GIVEN INSTRUCTION - Set the lines down again exactly, first line through the line that contains "import numpy as np", with no pictures.

>> start GIVEN RECORDS

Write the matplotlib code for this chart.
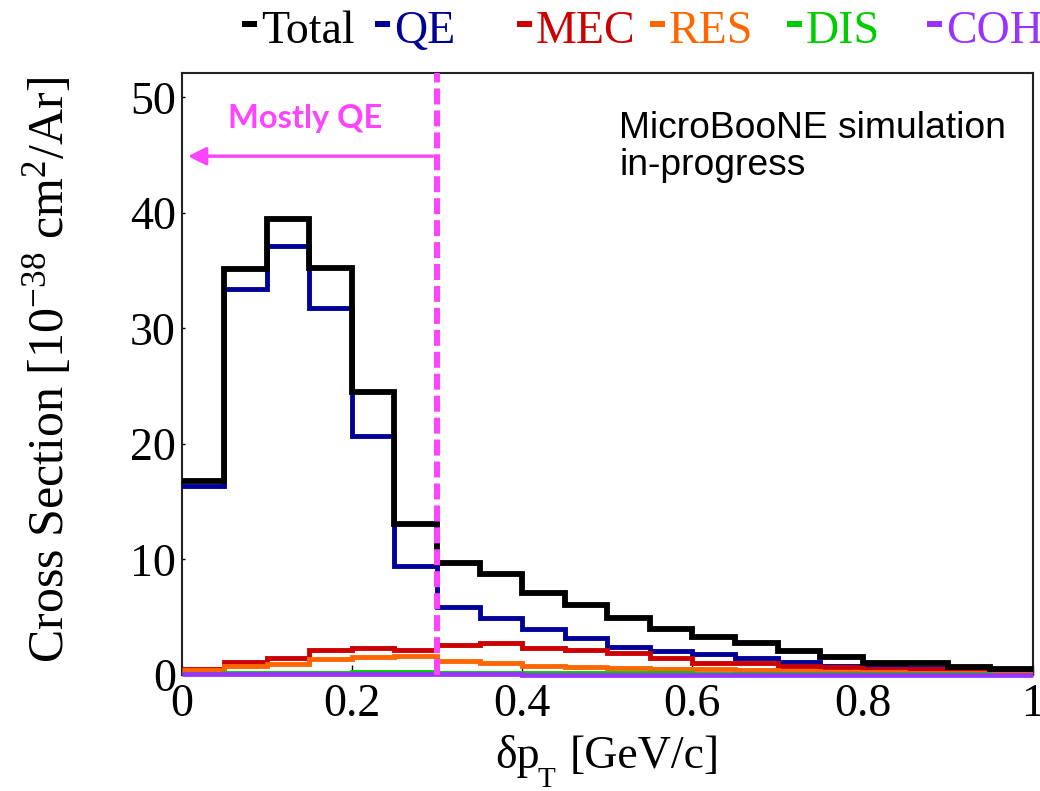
import matplotlib

matplotlib.use("Agg")
import matplotlib.pyplot as plt
from matplotlib.patches import Rectangle
import numpy as np

# delta pT bin edges (GeV/c) and cross sections per channel [1e-38 cm^2/Ar]
bin_edges = [0.00, 0.05, 0.10, 0.15, 0.20, 0.25, 0.30, 0.35, 0.40, 0.45, 0.50,
             0.55, 0.60, 0.65, 0.70, 0.75, 0.80, 0.85, 0.90, 0.95, 1.00]
total = [16.8, 35.1, 39.5, 35.2, 24.5, 13.1, 9.7, 8.7, 7.1, 6.1,
         4.9, 3.95, 3.26, 2.8, 2.08, 1.53, 1.07, 1.07, 0.66, 0.49]
qe = [16.35, 33.4, 37.1, 31.8, 20.7, 9.4, 5.9, 4.9, 4.0, 3.2,
      2.45, 2.1, 1.85, 1.5, 1.1, 0.8, 0.7, 0.6, 0.45, 0.35]
mec = [0.55, 1.12, 1.5, 2.16, 2.36, 2.16, 2.6, 2.8, 2.3, 2.16,
       1.87, 1.44, 1.07, 1.0, 0.78, 0.66, 0.55, 0.5, 0.37, 0.3]
res = [0.39, 0.78, 0.95, 1.35, 1.53, 1.64, 1.24, 1.07, 0.81, 0.72,
       0.63, 0.55, 0.5, 0.43, 0.37, 0.3, 0.25, 0.2, 0.15, 0.12]
dis = [0.1, 0.2, 0.2, 0.2, 0.22, 0.22, 0.2, 0.2, 0.2, 0.18,
       0.15, 0.14, 0.12, 0.1, 0.1, 0.08, 0.07, 0.06, 0.05, 0.04]
coh = [0.06, 0.06, 0.06, 0.05, 0.05, 0.05, 0.05, 0.05, 0.04, 0.04,
       0.04, 0.04, 0.03, 0.03, 0.03, 0.03, 0.02, 0.02, 0.02, 0.02]

legend_names = ["Total", "QE", "MEC", "RES", "DIS", "COH"]
legend_colors = ["black", "#000099", "#cc0000", "#ff6600", "#00cc00", "#9933ff"]
legend_x = [242, 375, 517, 650, 787, 927]  # marker left edge, px

x_ticks = [0, 0.2, 0.4, 0.6, 0.8, 1.0]
x_tick_labels = ["0", "0.2", "0.4", "0.6", "0.8", "1"]
y_ticks = [0, 10, 20, 30, 40, 50]

qe_cut = 0.3
magenta = "#ff44ff"

plt.rcParams["font.family"] = ["Liberation Serif", "DejaVu Serif"]
plt.rcParams["mathtext.fontset"] = "custom"
plt.rcParams["mathtext.rm"] = "Liberation Serif"
plt.rcParams["mathtext.default"] = "regular"
plt.rcParams["lines.scale_dashes"] = False

W, H = 1040, 791
fig = plt.figure(figsize=(W / 100, H / 100), dpi=100)
ax = fig.add_axes([181.5 / W, 1 - 675 / H, (1033 - 181.5) / W, (675 - 73) / H])

edges = np.array(bin_edges)
ax.stairs(qe, edges, baseline=None, color=legend_colors[1], lw=3.5, zorder=3)
ax.stairs(mec, edges, baseline=None, color=legend_colors[2], lw=3.5, zorder=3)
ax.stairs(res, edges, baseline=None, color=legend_colors[3], lw=3.5, zorder=3)
ax.stairs(dis, edges, baseline=None, color=legend_colors[4], lw=3.5, zorder=3)
ax.stairs(coh, edges, baseline=None, color=legend_colors[5], lw=3.4, zorder=4,
          clip_on=False)
ax.stairs(total, edges, baseline=None, color=legend_colors[0], lw=4.2, zorder=5)

ax.axvline(qe_cut, color=magenta, lw=4.3, dashes=(11.5, 4.3), zorder=6)
ax.annotate("", xy=(0.0076, 44.9), xytext=(qe_cut - 0.005, 44.9),
            arrowprops=dict(arrowstyle="-|>", color=magenta, lw=2.4,
                            mutation_scale=27, shrinkA=0, shrinkB=0))
ax.text(0.145, 47.36, "Mostly QE", color=magenta, fontsize=23.5,
        fontweight="bold", family="Lato", ha="center", va="baseline")

ax.set_xlim(0, 1)
ax.set_ylim(0, 52.1)
ax.set_xticks(x_ticks)
ax.set_xticklabels(x_tick_labels)
ax.set_yticks(y_ticks)
ax.tick_params(axis="both", direction="in", labelsize=33, width=1.0)
ax.tick_params(axis="x", length=7, pad=6)
ax.tick_params(axis="y", length=2.5, pad=4)
for sp in ax.spines.values():
    sp.set_linewidth(1.5)
    sp.set_color("#222222")

# y title placed in figure pixels, left of the tick labels
fig.text(48 / W, 1 - 370 / H, "Cross Section [10$^{-38}$ cm$^{2}$/Ar]",
         fontsize=36, rotation=90, ha="center", va="center")

# x title built in pieces so the T subscript sits low
fig.text(495 / W, 1 - 768 / H, "\u03b4p", fontsize=33, ha="left", va="baseline")
fig.text(538 / W, 1 - 787 / H, "T", fontsize=21, ha="left", va="baseline")
fig.text(570 / W, 1 - 768 / H, "[GeV/c]", fontsize=33, ha="left", va="baseline")

fig.text(619 / W, 1 - 138 / H, "MicroBooNE simulation", fontsize=26.8,
         family="Liberation Sans", ha="left", va="baseline")
fig.text(619 / W, 1 - 175 / H, "in-progress", fontsize=26.8,
         family="Liberation Sans", ha="left", va="baseline")

# legend row across the top
for name, col, x0 in zip(legend_names, legend_colors, legend_x):
    fig.add_artist(Rectangle((x0 / W, 1 - 26.7 / H), 15 / W, 6 / H,
                             transform=fig.transFigure, color=col, lw=0))
    fig.text((x0 + 19) / W, 1 - 43.3 / H, name, color=col, fontsize=33,
             ha="left", va="baseline")

fig.savefig("out.png", dpi=100)
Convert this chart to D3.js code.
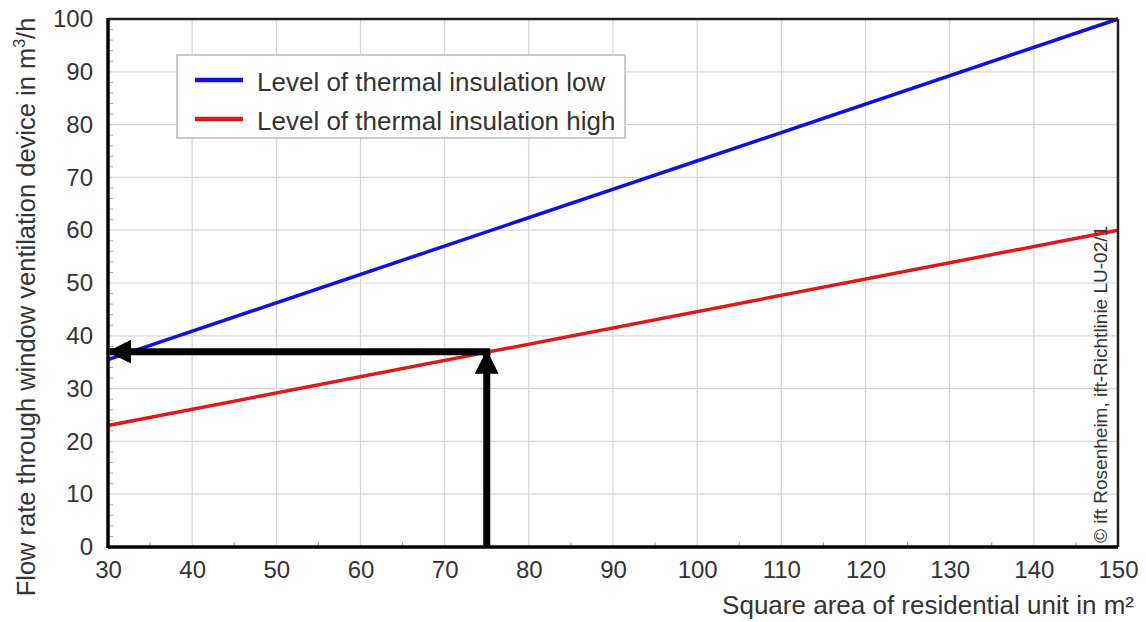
<!DOCTYPE html>
<html>
<head>
<meta charset="utf-8">
<script src="https://cdn.jsdelivr.net/npm/d3@7"></script>
<style>
  body { margin: 0; background: #fff; }
  text { font-family: "Liberation Sans", Arial, sans-serif; fill: #333; }
</style>
</head>
<body>
<svg id="chart" width="1146" height="622"></svg>
<script>
// data
const areaDomain = [30, 150];
const flowDomain = [0, 100];
const xTicks = [30, 40, 50, 60, 70, 80, 90, 100, 110, 120, 130, 140, 150];
const yTicks = [0, 10, 20, 30, 40, 50, 60, 70, 80, 90, 100];
const seriesNames = ['Level of thermal insulation low', 'Level of thermal insulation high'];
const seriesColors = ['#1010e0', '#e01818'];
const lowLine = [{ x: 30, y: 35.5 }, { x: 150, y: 100 }];
const highLine = [{ x: 30, y: 23 }, { x: 150, y: 60 }];
const exampleArea = 75;
const exampleFlow = 37;

const svg = d3.select('#chart');
const m = { left: 108, top: 19, right: 1118, bottom: 547 };

const x = d3.scaleLinear().domain(areaDomain).range([m.left, m.right]);
const y = d3.scaleLinear().domain(flowDomain).range([m.bottom, m.top]);

// grid
const grid = svg.append('g');
grid.selectAll('.gx').data(xTicks.slice(1, -1)).enter().append('line')
  .attr('x1', d => x(d)).attr('x2', d => x(d))
  .attr('y1', m.top).attr('y2', m.bottom)
  .attr('stroke', '#d4d4d4').attr('stroke-width', 1.2);
grid.selectAll('.gy').data(yTicks.slice(1, -1)).enter().append('line')
  .attr('y1', d => y(d)).attr('y2', d => y(d))
  .attr('x1', m.left).attr('x2', m.right)
  .attr('stroke', '#d4d4d4').attr('stroke-width', 1.2);

// minor ticks (inside)
const minorX = d3.range(35, 150, 10);
const minorY = d3.range(2, 100, 2).filter(v => v % 10 !== 0);
svg.append('g').selectAll('line').data(minorX).enter().append('line')
  .attr('x1', d => x(d)).attr('x2', d => x(d))
  .attr('y1', m.bottom).attr('y2', m.bottom - 5)
  .attr('stroke', '#999').attr('stroke-width', 1);
svg.append('g').selectAll('line').data(minorY).enter().append('line')
  .attr('y1', d => y(d)).attr('y2', d => y(d))
  .attr('x1', m.left).attr('x2', m.left + 5)
  .attr('stroke', '#aaa').attr('stroke-width', 1);

// axes labels via d3 axes
const xAxis = svg.append('g').attr('transform', `translate(0,${m.bottom})`)
  .call(d3.axisBottom(x).tickValues(xTicks).tickSize(0).tickPadding(14));
const yAxis = svg.append('g').attr('transform', `translate(${m.left},0)`)
  .call(d3.axisLeft(y).tickValues(yTicks).tickSize(0).tickPadding(15));
[xAxis, yAxis].forEach(a => {
  a.select('.domain').remove();
  a.selectAll('text').attr('font-size', 24).style('fill', '#333')
    .attr('font-family', '"Liberation Sans", Arial, sans-serif');
});

// data lines
const line = d3.line().x(d => x(d.x)).y(d => y(d.y));
svg.append('path').datum(lowLine).attr('d', line)
  .attr('fill', 'none').attr('stroke', seriesColors[0]).attr('stroke-width', 3.5);
svg.append('path').datum(highLine).attr('d', line)
  .attr('fill', 'none').attr('stroke', seriesColors[1]).attr('stroke-width', 3.5);

// frame
svg.append('line').attr('x1', m.left).attr('x2', m.right).attr('y1', m.top).attr('y2', m.top)
  .attr('stroke', '#222').attr('stroke-width', 2.5);
svg.append('line').attr('x1', m.right).attr('x2', m.right).attr('y1', m.top).attr('y2', m.bottom)
  .attr('stroke', '#222').attr('stroke-width', 2.5);
svg.append('line').attr('x1', m.left).attr('x2', m.right).attr('y1', m.bottom).attr('y2', m.bottom)
  .attr('stroke', '#000').attr('stroke-width', 3.5);
svg.append('line').attr('x1', m.left).attr('x2', m.left).attr('y1', m.top - 1).attr('y2', m.bottom + 1)
  .attr('stroke', '#000').attr('stroke-width', 3.5);

// example arrows
const defs = svg.append('defs');
defs.append('marker').attr('id', 'arrowhead')
  .attr('markerWidth', 3.4).attr('markerHeight', 3.4)
  .attr('refX', 3).attr('refY', 1.7).attr('orient', 'auto')
  .attr('markerUnits', 'strokeWidth')
  .append('polygon').attr('points', '0,0 3.4,1.7 0,3.4').attr('fill', '#000');

svg.append('line')
  .attr('x1', x(exampleArea)).attr('x2', x(exampleArea))
  .attr('y1', m.bottom).attr('y2', y(exampleFlow) + 1)
  .attr('stroke', '#000').attr('stroke-width', 7)
  .attr('marker-end', 'url(#arrowhead)');
svg.append('line')
  .attr('x1', x(exampleArea) + 3.5).attr('x2', x(areaDomain[0]) + 2)
  .attr('y1', y(exampleFlow)).attr('y2', y(exampleFlow))
  .attr('stroke', '#000').attr('stroke-width', 7)
  .attr('marker-end', 'url(#arrowhead)');

// legend
const lg = svg.append('g').attr('transform', 'translate(177,55)');
lg.append('rect').attr('width', 448).attr('height', 83)
  .attr('fill', '#fff').attr('stroke', '#bbb').attr('stroke-width', 1.5);
seriesNames.forEach((name, i) => {
  const yy = 25 + i * 39;
  lg.append('line').attr('x1', 18).attr('x2', 66).attr('y1', yy).attr('y2', yy)
    .attr('stroke', seriesColors[i]).attr('stroke-width', 4.5);
  lg.append('text').attr('x', 80).attr('y', yy + 11).attr('font-size', 26).text(name);
});

// axis titles
svg.append('text').attr('x', 1134).attr('y', 614).attr('text-anchor', 'end')
  .attr('font-size', 26).text('Square area of residential unit in m²');

const yt = svg.append('text')
  .attr('transform', 'translate(35,307) rotate(-90)')
  .attr('text-anchor', 'middle').attr('font-size', 25.5);
yt.append('tspan').text('Flow rate through window ventilation device in m');
yt.append('tspan').attr('dy', -10).attr('font-size', 16).text('3');
yt.append('tspan').attr('dy', 10).text('/h');

// copyright
svg.append('text')
  .attr('transform', 'translate(1107,543) rotate(-90)')
  .attr('font-size', 19).text('© ift Rosenheim, ift-Richtlinie LU-02/1');
</script>
</body>
</html>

>> end GIVEN RECORDS

REPLY TO THE TASK -
Write the matplotlib code for this chart.
import matplotlib

matplotlib.use("Agg")
import matplotlib.pyplot as plt
from matplotlib.patches import Rectangle
import numpy as np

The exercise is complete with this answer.